-- Your objective --
Take the lines from the one with "Emit a component" through the one with "const seriesNames = ['pH=6.8', 'pH=10', 'pH=6.8/O'];", both ends kept, and reproduce them exactly without the pictures.

(Records)
+++++

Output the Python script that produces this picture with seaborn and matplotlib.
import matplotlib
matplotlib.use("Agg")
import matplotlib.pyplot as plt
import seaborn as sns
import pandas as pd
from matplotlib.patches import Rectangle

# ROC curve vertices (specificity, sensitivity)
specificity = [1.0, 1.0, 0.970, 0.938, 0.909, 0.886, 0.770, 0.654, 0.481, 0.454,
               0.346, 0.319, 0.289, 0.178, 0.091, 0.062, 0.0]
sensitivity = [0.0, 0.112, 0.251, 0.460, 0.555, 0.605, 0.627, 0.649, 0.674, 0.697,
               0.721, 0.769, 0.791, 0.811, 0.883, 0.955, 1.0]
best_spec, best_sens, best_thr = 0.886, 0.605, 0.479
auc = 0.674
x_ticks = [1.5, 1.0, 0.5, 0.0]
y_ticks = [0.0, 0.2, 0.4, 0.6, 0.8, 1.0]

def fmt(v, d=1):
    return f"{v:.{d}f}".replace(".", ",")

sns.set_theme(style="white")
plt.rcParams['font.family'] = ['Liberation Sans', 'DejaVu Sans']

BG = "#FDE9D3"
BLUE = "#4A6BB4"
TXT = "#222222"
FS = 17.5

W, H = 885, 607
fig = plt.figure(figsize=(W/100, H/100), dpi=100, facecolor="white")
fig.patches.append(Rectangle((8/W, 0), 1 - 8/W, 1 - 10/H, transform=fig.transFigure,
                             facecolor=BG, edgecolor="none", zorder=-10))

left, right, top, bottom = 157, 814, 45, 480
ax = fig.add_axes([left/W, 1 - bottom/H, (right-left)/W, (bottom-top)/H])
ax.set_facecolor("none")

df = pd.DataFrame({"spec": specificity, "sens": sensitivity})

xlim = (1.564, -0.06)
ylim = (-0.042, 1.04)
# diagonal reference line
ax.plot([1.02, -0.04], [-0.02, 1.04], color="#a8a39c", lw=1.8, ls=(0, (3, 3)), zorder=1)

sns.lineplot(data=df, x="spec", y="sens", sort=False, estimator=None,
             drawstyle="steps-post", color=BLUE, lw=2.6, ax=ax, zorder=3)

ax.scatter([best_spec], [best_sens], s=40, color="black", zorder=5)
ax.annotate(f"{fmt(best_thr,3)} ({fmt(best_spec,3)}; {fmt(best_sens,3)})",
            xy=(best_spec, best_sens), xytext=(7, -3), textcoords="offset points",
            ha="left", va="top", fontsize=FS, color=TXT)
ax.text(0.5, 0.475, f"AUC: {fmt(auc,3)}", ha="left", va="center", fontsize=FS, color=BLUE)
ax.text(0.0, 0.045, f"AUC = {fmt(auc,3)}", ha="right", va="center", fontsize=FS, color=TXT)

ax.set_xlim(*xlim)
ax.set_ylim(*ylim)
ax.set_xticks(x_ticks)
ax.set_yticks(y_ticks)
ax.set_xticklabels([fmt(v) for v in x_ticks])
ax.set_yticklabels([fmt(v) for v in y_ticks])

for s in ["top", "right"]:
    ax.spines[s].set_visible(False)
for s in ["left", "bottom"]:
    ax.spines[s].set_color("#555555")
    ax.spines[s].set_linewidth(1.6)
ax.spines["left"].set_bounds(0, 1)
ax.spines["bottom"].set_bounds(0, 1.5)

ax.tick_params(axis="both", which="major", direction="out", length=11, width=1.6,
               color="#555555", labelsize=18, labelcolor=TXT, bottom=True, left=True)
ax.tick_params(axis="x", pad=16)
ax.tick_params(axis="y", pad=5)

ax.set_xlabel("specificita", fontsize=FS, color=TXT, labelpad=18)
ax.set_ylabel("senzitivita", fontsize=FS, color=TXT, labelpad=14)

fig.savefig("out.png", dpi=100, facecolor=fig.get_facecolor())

+++++

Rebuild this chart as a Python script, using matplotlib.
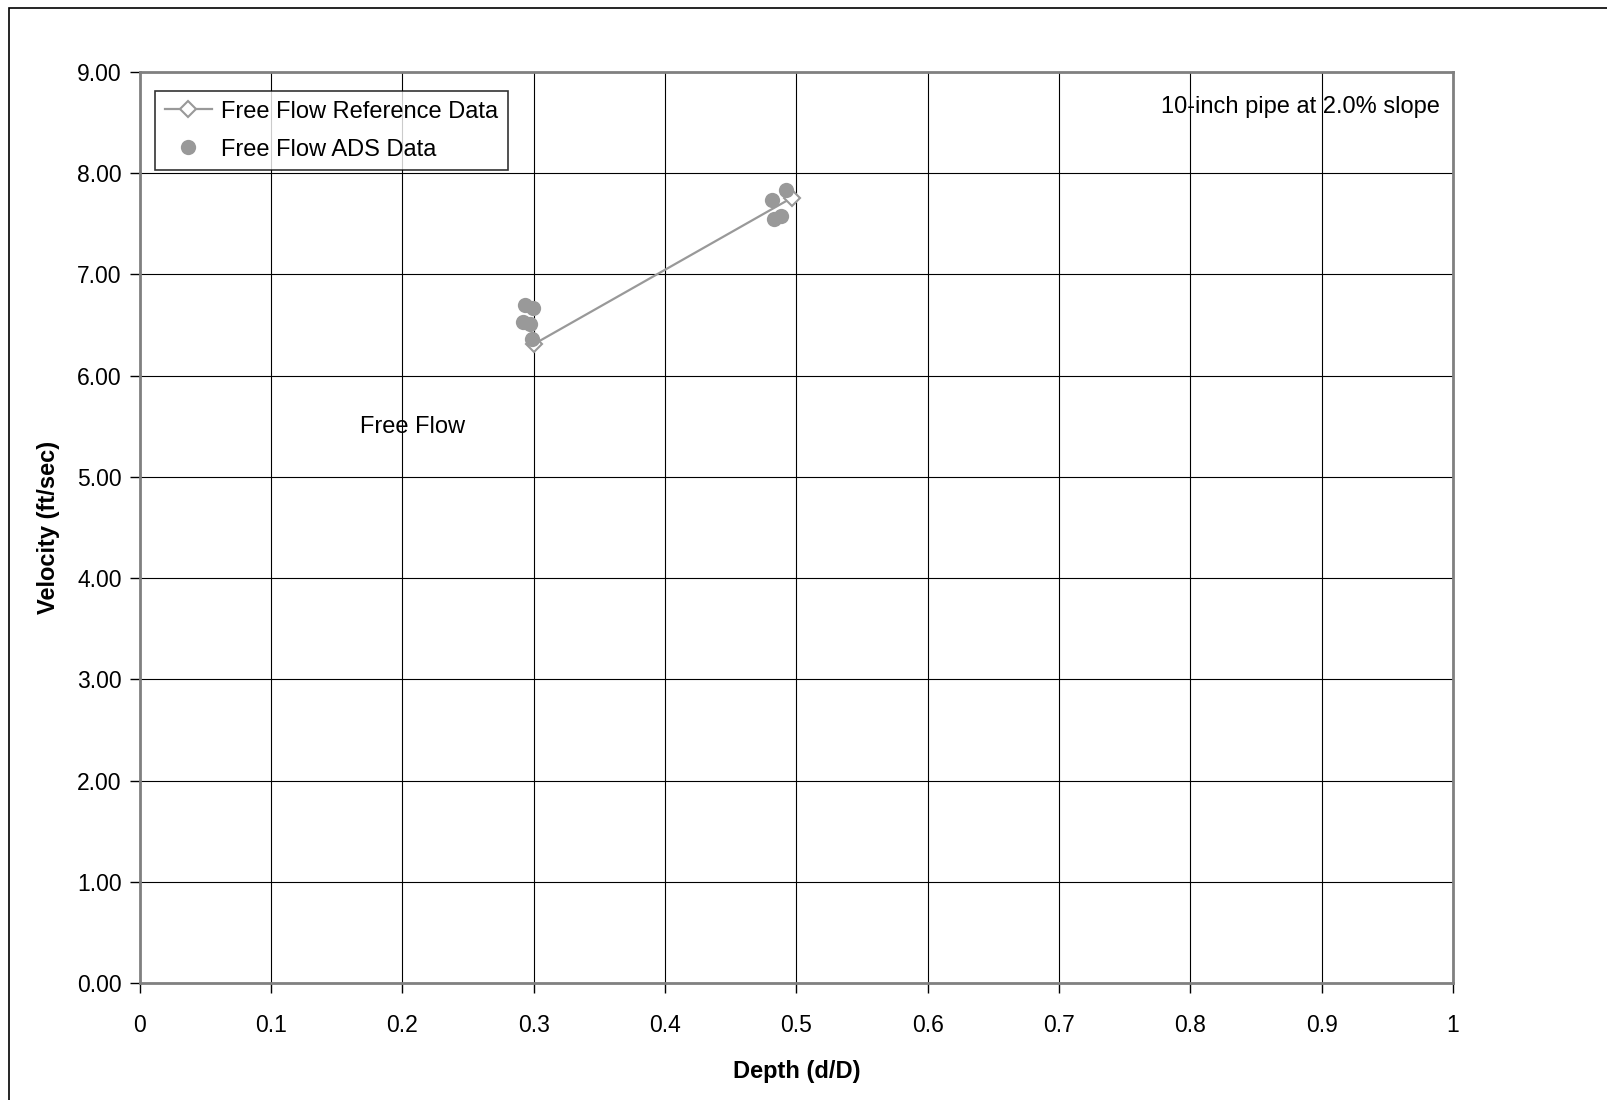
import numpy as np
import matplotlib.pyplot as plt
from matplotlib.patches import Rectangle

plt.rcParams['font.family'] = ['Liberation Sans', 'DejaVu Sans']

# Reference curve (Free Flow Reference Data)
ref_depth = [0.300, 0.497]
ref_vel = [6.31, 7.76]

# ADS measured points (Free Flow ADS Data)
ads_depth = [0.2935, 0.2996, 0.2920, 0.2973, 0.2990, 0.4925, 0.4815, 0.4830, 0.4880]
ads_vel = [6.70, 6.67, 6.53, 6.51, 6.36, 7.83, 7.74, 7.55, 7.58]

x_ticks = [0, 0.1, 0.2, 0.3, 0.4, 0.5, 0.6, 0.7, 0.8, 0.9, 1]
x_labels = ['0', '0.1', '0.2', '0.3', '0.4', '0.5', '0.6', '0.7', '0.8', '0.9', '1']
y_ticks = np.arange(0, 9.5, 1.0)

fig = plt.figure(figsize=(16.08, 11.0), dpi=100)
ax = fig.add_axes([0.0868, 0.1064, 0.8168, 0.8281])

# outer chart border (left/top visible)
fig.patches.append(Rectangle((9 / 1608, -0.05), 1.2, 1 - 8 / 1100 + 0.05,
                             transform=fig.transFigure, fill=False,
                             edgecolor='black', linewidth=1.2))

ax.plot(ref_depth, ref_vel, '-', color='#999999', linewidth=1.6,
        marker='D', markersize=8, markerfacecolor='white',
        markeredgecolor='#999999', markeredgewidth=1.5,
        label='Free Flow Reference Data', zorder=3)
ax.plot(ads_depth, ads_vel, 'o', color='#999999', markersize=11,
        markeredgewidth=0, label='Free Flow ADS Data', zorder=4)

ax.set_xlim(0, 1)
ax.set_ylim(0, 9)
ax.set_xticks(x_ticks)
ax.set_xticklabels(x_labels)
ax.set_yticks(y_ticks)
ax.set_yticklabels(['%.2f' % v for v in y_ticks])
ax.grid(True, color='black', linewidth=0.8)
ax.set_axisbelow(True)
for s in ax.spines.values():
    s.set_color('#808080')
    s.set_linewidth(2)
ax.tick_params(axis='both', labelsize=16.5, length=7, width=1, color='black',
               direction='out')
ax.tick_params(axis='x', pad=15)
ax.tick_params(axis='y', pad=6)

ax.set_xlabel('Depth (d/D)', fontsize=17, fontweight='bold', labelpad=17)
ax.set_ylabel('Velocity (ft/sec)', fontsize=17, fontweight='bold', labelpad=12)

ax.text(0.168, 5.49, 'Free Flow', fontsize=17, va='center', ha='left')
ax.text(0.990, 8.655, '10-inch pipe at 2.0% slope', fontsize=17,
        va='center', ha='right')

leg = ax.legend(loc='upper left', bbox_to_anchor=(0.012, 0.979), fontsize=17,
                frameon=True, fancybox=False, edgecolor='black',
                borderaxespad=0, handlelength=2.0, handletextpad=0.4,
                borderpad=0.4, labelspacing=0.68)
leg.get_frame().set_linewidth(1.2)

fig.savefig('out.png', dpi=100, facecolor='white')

+++++

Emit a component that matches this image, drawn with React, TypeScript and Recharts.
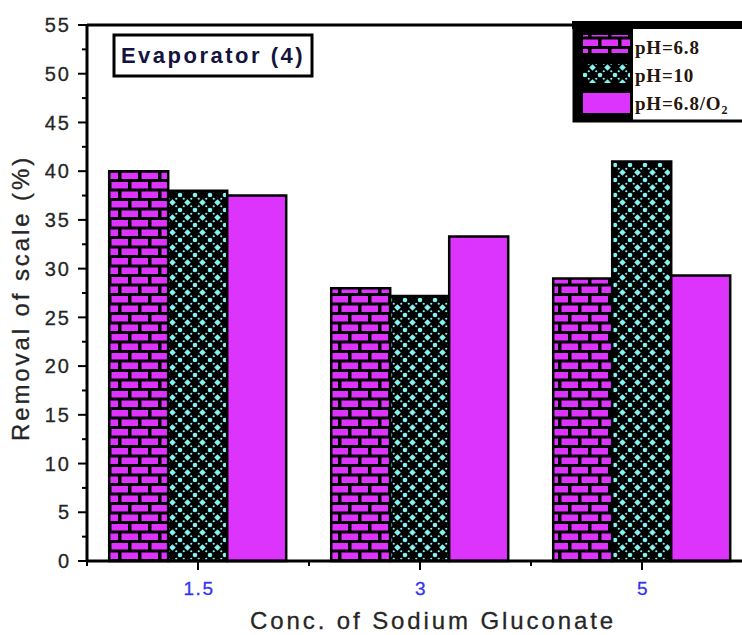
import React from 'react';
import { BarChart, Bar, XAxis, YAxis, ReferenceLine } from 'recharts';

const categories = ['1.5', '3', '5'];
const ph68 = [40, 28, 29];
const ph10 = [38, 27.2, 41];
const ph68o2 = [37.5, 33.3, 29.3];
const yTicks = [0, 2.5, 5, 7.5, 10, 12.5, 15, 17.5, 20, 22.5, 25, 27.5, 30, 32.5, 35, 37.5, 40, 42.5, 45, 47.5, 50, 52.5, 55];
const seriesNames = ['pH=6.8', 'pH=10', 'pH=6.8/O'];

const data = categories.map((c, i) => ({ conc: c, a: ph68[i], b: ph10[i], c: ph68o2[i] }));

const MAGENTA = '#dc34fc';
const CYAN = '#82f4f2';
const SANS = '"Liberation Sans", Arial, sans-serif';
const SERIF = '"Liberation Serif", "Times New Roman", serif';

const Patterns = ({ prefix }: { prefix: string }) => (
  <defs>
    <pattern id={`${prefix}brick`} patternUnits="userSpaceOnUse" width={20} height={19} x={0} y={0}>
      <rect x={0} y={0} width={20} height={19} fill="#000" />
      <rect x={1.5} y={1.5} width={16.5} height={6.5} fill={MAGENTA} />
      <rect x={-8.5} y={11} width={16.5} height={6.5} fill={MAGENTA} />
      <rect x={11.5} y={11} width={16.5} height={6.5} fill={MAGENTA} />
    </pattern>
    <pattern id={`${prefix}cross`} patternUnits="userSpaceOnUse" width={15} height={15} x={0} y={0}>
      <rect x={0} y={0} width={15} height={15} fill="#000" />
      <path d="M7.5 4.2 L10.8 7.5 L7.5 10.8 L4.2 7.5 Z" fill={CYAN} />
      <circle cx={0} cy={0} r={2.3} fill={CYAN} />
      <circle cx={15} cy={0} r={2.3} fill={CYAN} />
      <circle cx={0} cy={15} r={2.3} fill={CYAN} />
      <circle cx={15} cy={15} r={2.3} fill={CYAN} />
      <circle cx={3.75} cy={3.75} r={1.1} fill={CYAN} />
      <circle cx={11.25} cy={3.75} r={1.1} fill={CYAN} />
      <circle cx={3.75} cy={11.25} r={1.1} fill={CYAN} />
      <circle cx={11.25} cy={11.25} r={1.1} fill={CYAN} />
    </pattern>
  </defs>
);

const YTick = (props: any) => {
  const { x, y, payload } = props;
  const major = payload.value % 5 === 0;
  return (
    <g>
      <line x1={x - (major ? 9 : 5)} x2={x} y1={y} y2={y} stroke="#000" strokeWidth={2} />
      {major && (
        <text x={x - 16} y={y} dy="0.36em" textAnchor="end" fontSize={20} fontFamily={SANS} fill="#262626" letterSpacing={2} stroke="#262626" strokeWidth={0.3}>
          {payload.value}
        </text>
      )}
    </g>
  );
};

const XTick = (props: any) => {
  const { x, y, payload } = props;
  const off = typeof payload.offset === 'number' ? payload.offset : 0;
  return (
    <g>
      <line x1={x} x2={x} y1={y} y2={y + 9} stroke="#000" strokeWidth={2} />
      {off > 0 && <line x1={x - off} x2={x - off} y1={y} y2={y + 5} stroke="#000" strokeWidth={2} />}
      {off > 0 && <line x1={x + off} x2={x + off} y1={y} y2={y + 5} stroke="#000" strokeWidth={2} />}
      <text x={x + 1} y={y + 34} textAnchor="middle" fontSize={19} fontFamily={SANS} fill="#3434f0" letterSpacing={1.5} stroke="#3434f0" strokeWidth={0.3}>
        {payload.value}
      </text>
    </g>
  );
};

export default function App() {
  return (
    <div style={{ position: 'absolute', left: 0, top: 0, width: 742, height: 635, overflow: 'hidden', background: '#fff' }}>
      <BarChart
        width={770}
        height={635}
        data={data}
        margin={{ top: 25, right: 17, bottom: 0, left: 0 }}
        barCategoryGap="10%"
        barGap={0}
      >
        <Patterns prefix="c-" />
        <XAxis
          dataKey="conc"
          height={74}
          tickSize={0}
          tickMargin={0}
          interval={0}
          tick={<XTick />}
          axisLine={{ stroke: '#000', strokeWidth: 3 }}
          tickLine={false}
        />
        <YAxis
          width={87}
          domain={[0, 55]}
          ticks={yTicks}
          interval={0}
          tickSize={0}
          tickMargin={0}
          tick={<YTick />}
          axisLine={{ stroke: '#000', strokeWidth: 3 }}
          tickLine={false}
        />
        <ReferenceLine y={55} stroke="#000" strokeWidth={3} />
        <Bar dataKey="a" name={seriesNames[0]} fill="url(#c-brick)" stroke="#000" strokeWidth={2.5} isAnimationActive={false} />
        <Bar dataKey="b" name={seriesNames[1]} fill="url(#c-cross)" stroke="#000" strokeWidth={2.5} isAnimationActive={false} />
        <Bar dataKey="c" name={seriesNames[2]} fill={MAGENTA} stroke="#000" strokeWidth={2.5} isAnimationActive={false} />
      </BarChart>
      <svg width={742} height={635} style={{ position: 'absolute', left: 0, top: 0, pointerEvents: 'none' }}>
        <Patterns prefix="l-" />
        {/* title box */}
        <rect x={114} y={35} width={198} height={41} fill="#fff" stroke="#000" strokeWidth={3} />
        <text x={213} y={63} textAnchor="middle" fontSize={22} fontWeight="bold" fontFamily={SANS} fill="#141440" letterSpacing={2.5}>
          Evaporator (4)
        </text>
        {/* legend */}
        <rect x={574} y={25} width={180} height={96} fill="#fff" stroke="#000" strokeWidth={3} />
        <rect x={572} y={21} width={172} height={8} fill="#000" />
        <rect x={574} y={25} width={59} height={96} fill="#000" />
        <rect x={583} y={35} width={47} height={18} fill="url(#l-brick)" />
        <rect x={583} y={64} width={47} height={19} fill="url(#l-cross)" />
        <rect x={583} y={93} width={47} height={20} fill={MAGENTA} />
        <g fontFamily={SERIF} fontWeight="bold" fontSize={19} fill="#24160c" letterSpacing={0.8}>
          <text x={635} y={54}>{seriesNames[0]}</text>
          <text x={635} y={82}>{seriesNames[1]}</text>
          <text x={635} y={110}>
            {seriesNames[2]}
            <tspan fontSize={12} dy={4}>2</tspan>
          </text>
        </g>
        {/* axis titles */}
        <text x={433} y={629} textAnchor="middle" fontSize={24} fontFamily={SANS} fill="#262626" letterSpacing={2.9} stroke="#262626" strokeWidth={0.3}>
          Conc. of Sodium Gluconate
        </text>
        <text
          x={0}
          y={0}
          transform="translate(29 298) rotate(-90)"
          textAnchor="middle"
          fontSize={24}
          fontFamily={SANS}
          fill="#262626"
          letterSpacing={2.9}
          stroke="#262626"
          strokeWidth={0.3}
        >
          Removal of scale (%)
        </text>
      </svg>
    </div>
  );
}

+++++

-- Output --
Emit a component that matches this image, drawn with React, TypeScript and Recharts.
import React from 'react';
import { BarChart, Bar, XAxis, YAxis, ReferenceLine } from 'recharts';

const categories = ['1.5', '3', '5'];
const ph68 = [40, 28, 29];
const ph10 = [38, 27.2, 41];
const ph68o2 = [37.5, 33.3, 29.3];
const yTicks = [0, 2.5, 5, 7.5, 10, 12.5, 15, 17.5, 20, 22.5, 25, 27.5, 30, 32.5, 35, 37.5, 40, 42.5, 45, 47.5, 50, 52.5, 55];
const seriesNames = ['pH=6.8', 'pH=10', 'pH=6.8/O'];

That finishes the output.